Le dernier plan nous montre le personnage principal (dont j’ai déjà oublié le nom…) à mi-chemin entre les horreurs du passé (le monstre prisonnier de son domaine des bois) et l’avenir (la civilisation, la route, la voiture). Et il est bel et bien ancré dans le présent : s’il a évolué dans sa façon d’appréhender les situations de danger (il a quand même survécu à tout ça !), il a trahi jusqu’à ses derniers idéaux. L’autel dressé au défunt avait déjà subi les assauts du mauvais temps, mais tous les idéaux qu’il représente ont été oubliés. Le personnage principal a de nouveau laissé mourir ses amis afin de survivre. Tout le long du film, il aura fait cavalier seul. Et c’est ainsi qu’il le termine : vivant mais isolé, sans guère d’humanité. Sa seule victoire aura consisté à ne pas s’acoquiner avec le diable (qui lui promettait pourtant une vie prolongée…).

Il y aurait encore beaucoup à dire sur ce film, que j’ai trouvé glaçant, au point d’être très mal à l’aise à la fin (surtout à la mort du dernier ami, ce type pénible qui ne suscite de la sympathie que par sa réelle souffrance).
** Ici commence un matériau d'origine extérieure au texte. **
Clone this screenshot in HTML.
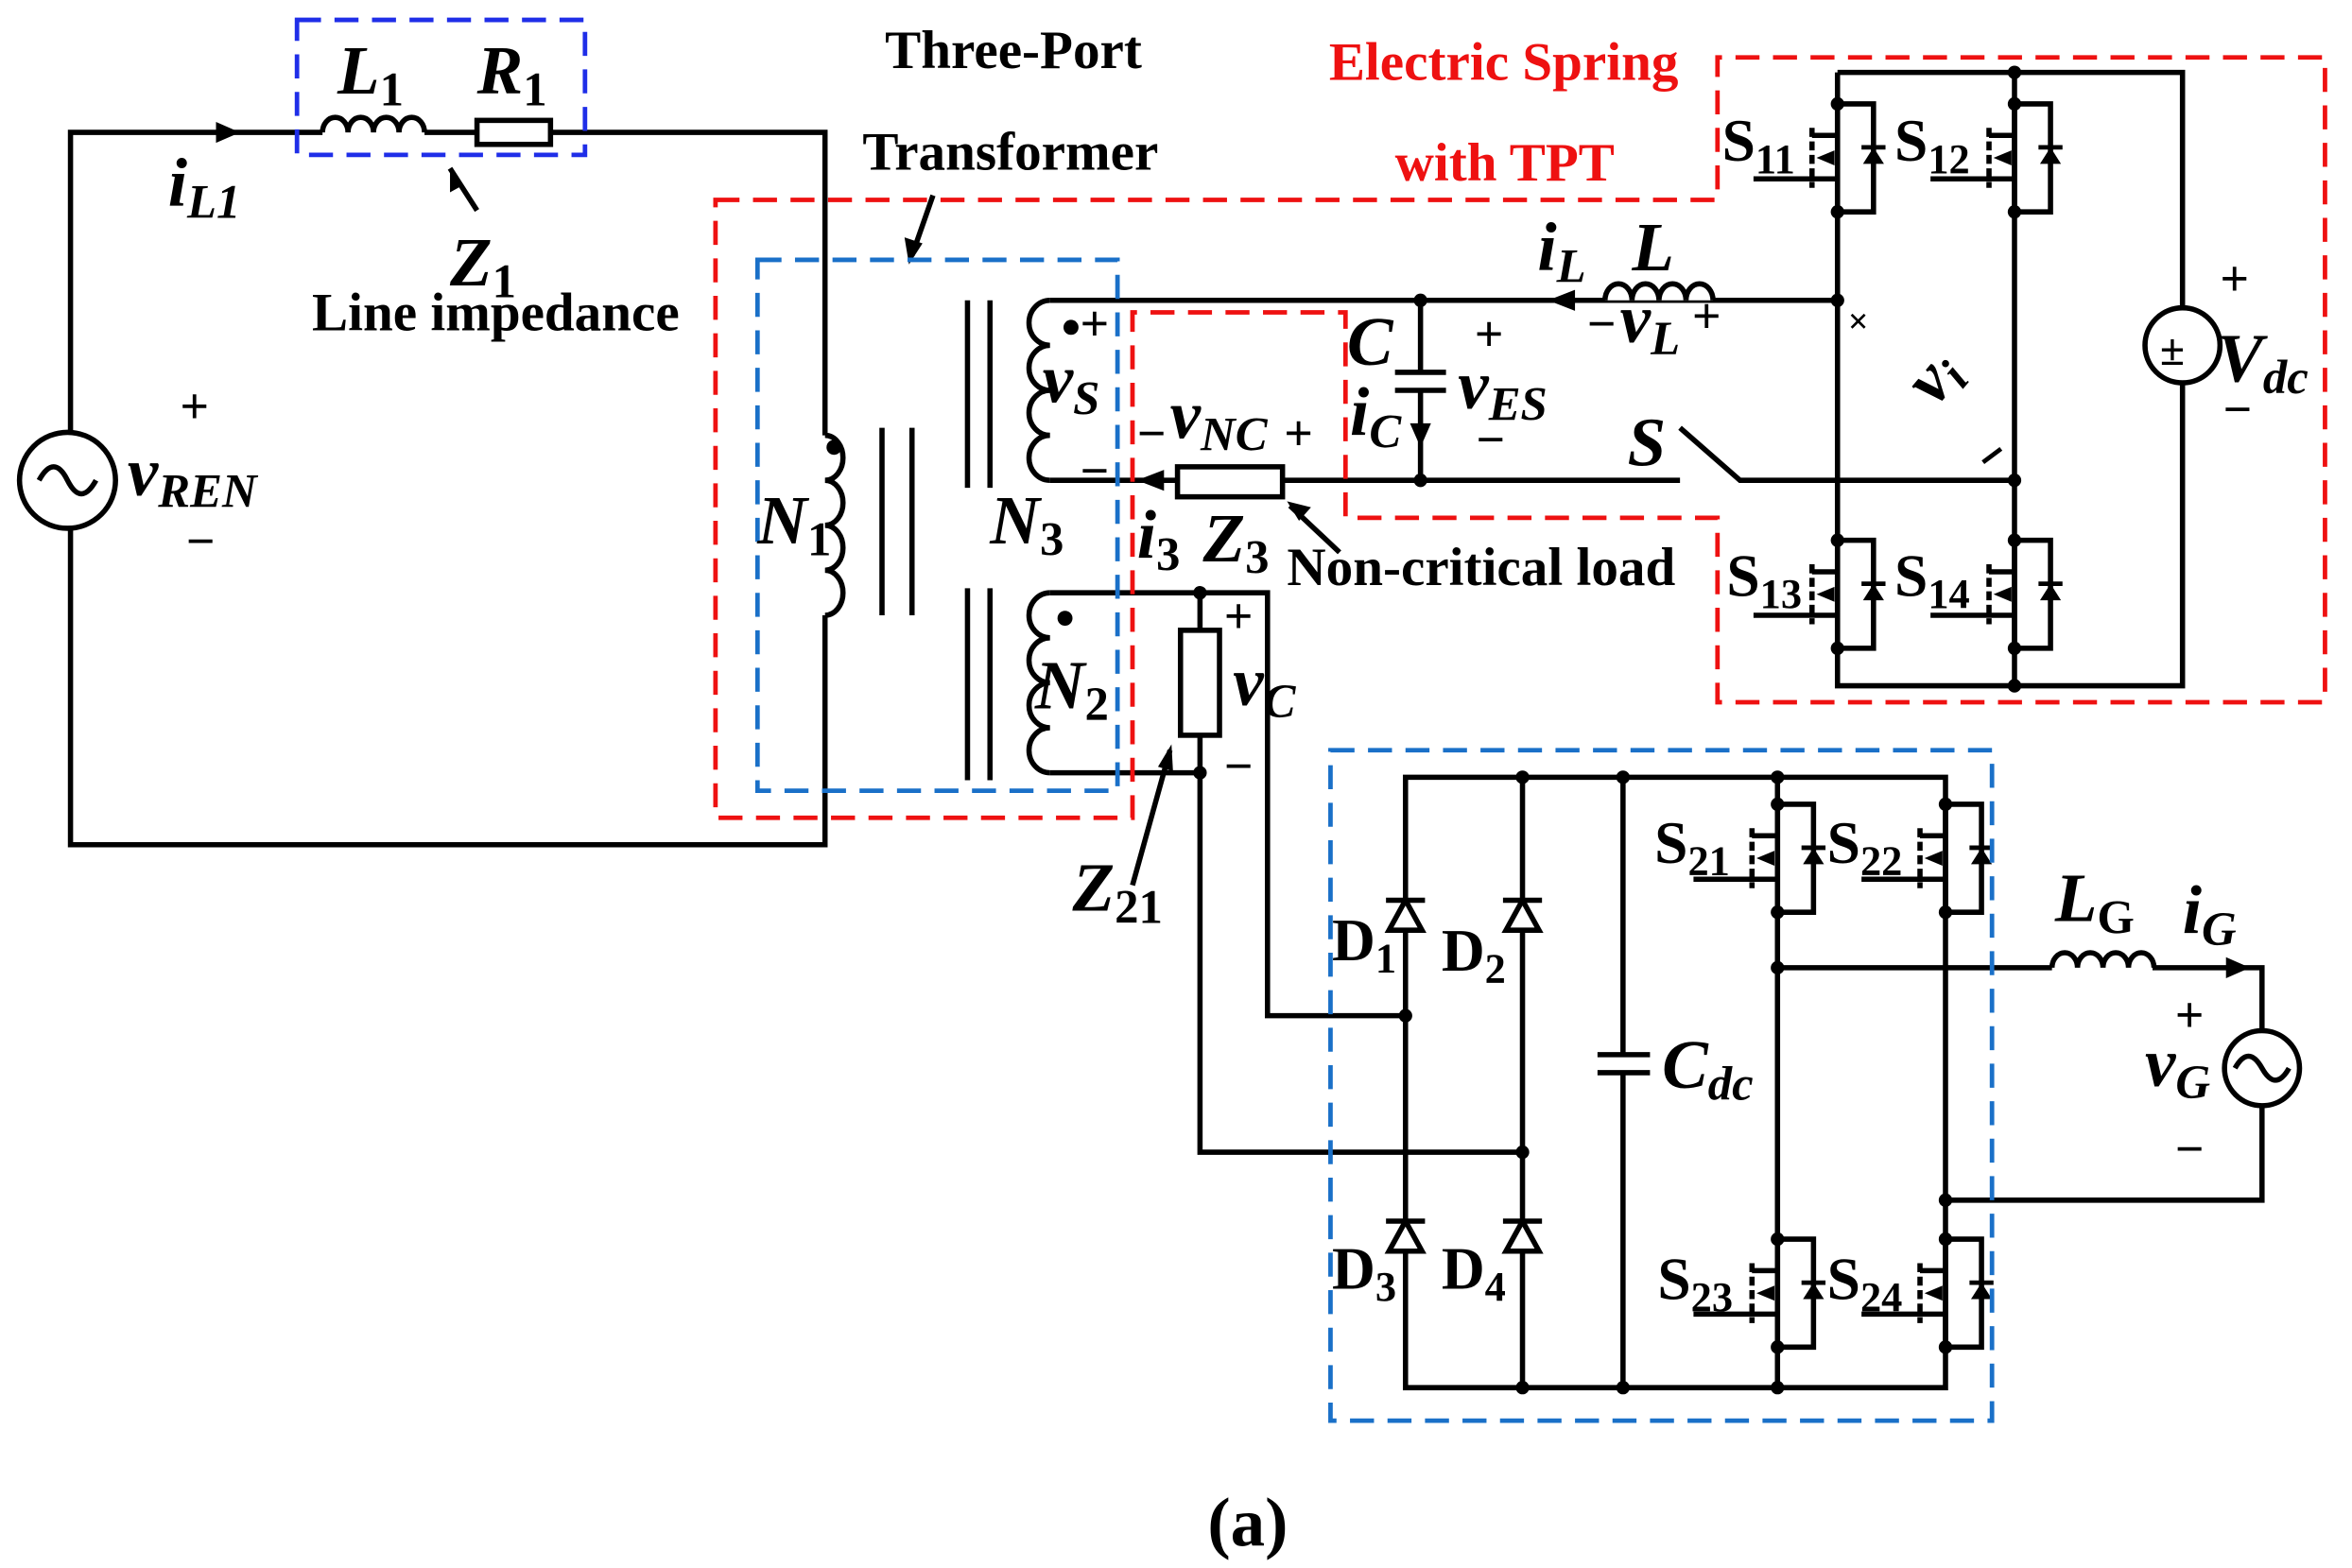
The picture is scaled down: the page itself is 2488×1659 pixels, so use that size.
<!DOCTYPE html>
<html><head><meta charset="utf-8"><style>
html,body{margin:0;padding:0;background:#fff;}
svg{display:block;}
text{font-family:"Liberation Serif",serif;font-weight:bold;fill:#000;}
.i{font-style:italic;}
</style></head><body>
<svg width="2488" height="1659" viewBox="0 0 1568 1045" xmlns="http://www.w3.org/2000/svg">
<defs>
<g id="mos">
 <path d="M0,-36 V36 M0,-36 H24 V36 H0 M0,-15 H-17 M0,14 H-17 M-56,14 H-17" stroke="#000" stroke-width="3.5" fill="none"/>
 <line x1="-17" y1="-20" x2="-17" y2="20" stroke="#000" stroke-width="3.5" stroke-dasharray="6,3"/>
 <polygon points="-14,0 -2,-5 -2,5" fill="#000"/>
 <polygon points="17,4 31,4 24,-7" fill="#000"/><line x1="16" y1="-7" x2="32" y2="-7" stroke="#000" stroke-width="3"/>
 <circle cx="0" cy="-36" r="4.5" fill="#000"/><circle cx="0" cy="36" r="4.5" fill="#000"/>
</g>
<g id="dio">
 <polygon points="-11,12 11,12 0,-8" fill="#fff" stroke="#000" stroke-width="3.5"/>
 <line x1="-13" y1="-8" x2="13" y2="-8" stroke="#000" stroke-width="3.5"/>
</g>
</defs>
<g stroke="#000" stroke-width="3.5" fill="none">
 <path d="M47,288 V88 H215 M283,88 H318 M367,88 H550 V290 M550,410 V563 H47 V352"/>
 <path d="M215,88 a8.5,10 0 0 1 17,0 a8.5,10 0 0 1 17,0 a8.5,10 0 0 1 17,0 a8.5,10 0 0 1 17,0"/>
 <rect x="318" y="80" width="49" height="16" fill="#fff"/>
 <circle cx="45" cy="320" r="32"/>
 <path d="M26,320 q10,-18 19,0 t19,0"/>
 <path d="M550,290 a12,15 0 0 1 0,30 a12,15 0 0 1 0,30 a12,15 0 0 1 0,30 a12,15 0 0 1 0,30"/>
 <path d="M588,285 V410 M608,285 V410 M645,200 V325 M660,200 V325 M645,392 V520 M660,392 V520"/>
 <path d="M700,200 a14,15 0 0 0 0,30 a14,15 0 0 0 0,30 a14,15 0 0 0 0,30 a14,15 0 0 0 0,30"/>
 <path d="M700,200 H1225 M700,320 H1120 M1120,285 L1160,320 H1343"/>
 <path d="M700,395 a14,15 0 0 0 0,30 a14,15 0 0 0 0,30 a14,15 0 0 0 0,30 a14,15 0 0 0 0,30"/>
 <path d="M700,395 H845 V677 H937 M700,515 H800 V768 H1015 M800,395 V420 M800,490 V515"/>
 <rect x="787" y="420" width="26" height="70" fill="#fff"/>
 <rect x="785" y="311" width="70" height="20" fill="#fff"/>
 <path d="M947,200 V248 M947,260 V320 M930,248 H964 M930,260 H964"/>
 <path d="M1070,200 a9,11 0 0 1 18,0 a9,11 0 0 1 18,0 a9,11 0 0 1 18,0 a9,11 0 0 1 18,0" fill="#fff"/>
 <path d="M1225,48 H1455 V205 M1455,255 V457 H1225 V48 M1343,48 V457"/>
 <circle cx="1455" cy="230" r="25" fill="#fff"/>
 <path d="M937,518 H1297 V925 H937 Z M1015,518 V925 M1082,518 V703 M1082,715 V925 M1185,518 V925 M1065,703 H1100 M1065,715 H1100"/>
 <path d="M1185,645 H1368 M1435,645 H1508 V687 M1508,737 V800 H1297"/>
 <path d="M1368,645 a8.5,10 0 0 1 17,0 a8.5,10 0 0 1 17,0 a8.5,10 0 0 1 17,0 a8.5,10 0 0 1 17,0"/>
 <circle cx="1508" cy="712" r="25" fill="#fff"/>
 <path d="M1490,712 q9,-16 18,0 t18,0"/>
 <path d="M300,112 L318,140 M608,170 L622,130 M893,368 L860,337 M755,590 L780,500"/>
</g>
<g fill="#000">
 <polygon points="160,88 144,81 144,95"/>
 <polygon points="1032,200 1050,193 1050,207"/>
 <polygon points="758,320 776,313 776,327"/>
 <polygon points="947,298 940,282 954,282"/>
 <polygon points="1500,645 1484,638 1484,652"/>
 <polygon points="300,112 300,128 309,123"/>
 <polygon points="606,176 603,158 615,162"/>
 <polygon points="858,334 874,338 866,347"/>
 <polygon points="781,496 782,514 772,511"/>
 <circle cx="714" cy="218" r="5"/><circle cx="710" cy="412" r="5"/><circle cx="556" cy="298" r="5"/>
 <circle cx="947" cy="200" r="4.5"/><circle cx="947" cy="320" r="4.5"/><circle cx="1225" cy="200" r="4.5"/><circle cx="1343" cy="320" r="4.5"/><circle cx="1343" cy="48" r="4.5"/><circle cx="1343" cy="457" r="4.5"/>
 <circle cx="800" cy="395" r="4.5"/><circle cx="800" cy="515" r="4.5"/>
 <circle cx="937" cy="677" r="4.5"/><circle cx="1015" cy="768" r="4.5"/><circle cx="1015" cy="518" r="4.5"/><circle cx="1082" cy="518" r="4.5"/><circle cx="1185" cy="518" r="4.5"/>
 <circle cx="1015" cy="925" r="4.5"/><circle cx="1082" cy="925" r="4.5"/><circle cx="1185" cy="925" r="4.5"/><circle cx="1185" cy="645" r="4.5"/><circle cx="1297" cy="800" r="4.5"/>
</g>
<use href="#mos" x="1225" y="105"/><use href="#mos" x="1343" y="105"/>
<use href="#mos" x="1225" y="396"/><use href="#mos" x="1343" y="396"/>
<use href="#mos" x="1185" y="572"/><use href="#mos" x="1297" y="572"/>
<use href="#mos" x="1185" y="862"/><use href="#mos" x="1297" y="862"/>
<use href="#dio" x="937" y="608"/><use href="#dio" x="1015" y="608"/>
<use href="#dio" x="937" y="822"/><use href="#dio" x="1015" y="822"/>
<g fill="none" stroke-width="3" stroke-dasharray="16,9">
 <rect x="198" y="13" width="192" height="90" stroke="#1f2ee8"/>
 <path d="M477,133 H1145 V38 H1550 V468 H1145 V345 H897 V208 H755 V545 H477 Z" stroke="#ee1111"/>
 <rect x="505" y="173" width="240" height="354" stroke="#1a70c8"/>
 <rect x="887" y="500" width="441" height="447" stroke="#1a70c8"/>
</g>
<g font-size="36">
 <text x="590" y="45">Three-Port</text>
 <text x="575" y="113">Transformer</text>
 <text x="208" y="220">Line impedance</text>
 <text x="858" y="390">Non-critical load</text>
 <text x="886" y="53" style="fill:#ee1111">Electric Spring</text>
 <text x="930" y="120" style="fill:#ee1111">with TPT</text>
</g>
<g font-size="46">
 <text x="225" y="62" class="i">L<tspan font-size="32" font-style="normal" dy="8">1</tspan></text>
 <text x="318" y="62" class="i">R<tspan font-size="32" font-style="normal" dy="8">1</tspan></text>
 <text x="112" y="137" class="i">i<tspan font-size="32" dy="8">L1</tspan></text>
 <text x="300" y="190" class="i">Z<tspan font-size="32" font-style="normal" dy="8">1</tspan></text>
 <text x="85" y="330" class="i">v<tspan font-size="32" dy="8">REN</tspan></text>
 <text x="505" y="362" class="i">N<tspan font-size="32" font-style="normal" dy="8">1</tspan></text>
 <text x="660" y="362" class="i">N<tspan font-size="32" font-style="normal" dy="8">3</tspan></text>
 <text x="690" y="472" class="i">N<tspan font-size="32" font-style="normal" dy="8">2</tspan></text>
 <text x="695" y="268" class="i">v<tspan font-size="32" dy="8">S</tspan></text>
 <text x="780" y="292" class="i">v<tspan font-size="32" dy="8">NC</tspan></text>
 <text x="758" y="372" class="i">i<tspan font-size="32" font-style="normal" dy="8">3</tspan></text>
 <text x="802" y="374" class="i">Z<tspan font-size="32" font-style="normal" dy="8">3</tspan></text>
 <text x="898" y="243" class="i">C</text>
 <text x="900" y="290" class="i">i<tspan font-size="32" dy="8">C</tspan></text>
 <text x="972" y="272" class="i">v<tspan font-size="32" dy="8">ES</tspan></text>
 <text x="1025" y="180" class="i">i<tspan font-size="32" dy="8">L</tspan></text>
 <text x="1088" y="180" class="i">L</text>
 <text x="1080" y="228" class="i">v<tspan font-size="32" dy="8">L</tspan></text>
 <text x="1085" y="310" class="i">S</text>
 <text x="1272" y="268" class="i" transform="rotate(-50 1285 250)">v<tspan font-size="32" dy="6">i</tspan></text>
 <text x="1478" y="254" class="i">V<tspan font-size="32" dy="8">dc</tspan></text>
 <text x="822" y="470" class="i">v<tspan font-size="32" dy="8">C</tspan></text>
 <text x="715" y="607" class="i">Z<tspan font-size="32" font-style="normal" dy="8">21</tspan></text>
 <text x="1108" y="725" class="i">C<tspan font-size="32" dy="8">dc</tspan></text>
 <text x="1370" y="614" class="i">L<tspan font-size="32" font-style="normal" dy="8">G</tspan></text>
 <text x="1455" y="622" class="i">i<tspan font-size="32" dy="8">G</tspan></text>
 <text x="1430" y="724" class="i">v<tspan font-size="32" dy="8">G</tspan></text>
 <text x="805" y="1030" font-weight="normal">(<tspan font-weight="bold">a</tspan>)</text>
</g>
<g font-size="40">
 <text x="1148" y="107">S<tspan font-size="28" dy="8">11</tspan></text>
 <text x="1263" y="107">S<tspan font-size="28" dy="8">12</tspan></text>
 <text x="1151" y="397">S<tspan font-size="28" dy="8">13</tspan></text>
 <text x="1263" y="397">S<tspan font-size="28" dy="8">14</tspan></text>
 <text x="1103" y="575">S<tspan font-size="28" dy="8">21</tspan></text>
 <text x="1218" y="575">S<tspan font-size="28" dy="8">22</tspan></text>
 <text x="1105" y="866">S<tspan font-size="28" dy="8">23</tspan></text>
 <text x="1218" y="866">S<tspan font-size="28" dy="8">24</tspan></text>
 <text x="888" y="640">D<tspan font-size="28" dy="8">1</tspan></text>
 <text x="961" y="647">D<tspan font-size="28" dy="8">2</tspan></text>
 <text x="888" y="859">D<tspan font-size="28" dy="8">3</tspan></text>
 <text x="961" y="859">D<tspan font-size="28" dy="8">4</tspan></text>
</g>
<g font-size="34">
 <text x="120" y="282">+</text><text x="124" y="372">−</text>
 <text x="720" y="227">+</text><text x="720" y="325">−</text>
 <text x="758" y="300">−</text><text x="856" y="300">+</text>
 <text x="983" y="234">+</text><text x="984" y="304">−</text>
 <text x="1058" y="227">−</text><text x="1128" y="222">+</text>
 <text x="1480" y="197">+</text><text x="1482" y="284">−</text>
 <text x="1440" y="243" font-size="30">±</text>
 <text x="816" y="422">+</text><text x="816" y="522">−</text>
 <text x="1450" y="688">+</text><text x="1450" y="777">−</text>
 <text x="1232" y="222" font-size="24">×</text>
</g>
<line x1="1322" y1="308" x2="1334" y2="299" stroke="#000" stroke-width="3"/>
</svg>
</body></html>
J’ai beaucoup aimé, en particulier pour sa représentation du “monstre”, très bien amené et à l’aspect surprenant. Ce ne sera certainement pas un film culte (les personnages sont beaucoup trop plats, les dialogues n’ont rien de bien folichon…) mais il s’agira désormais de mon mètre étalon en matière d’horreur lovecraftienne bien représentée à l’écran.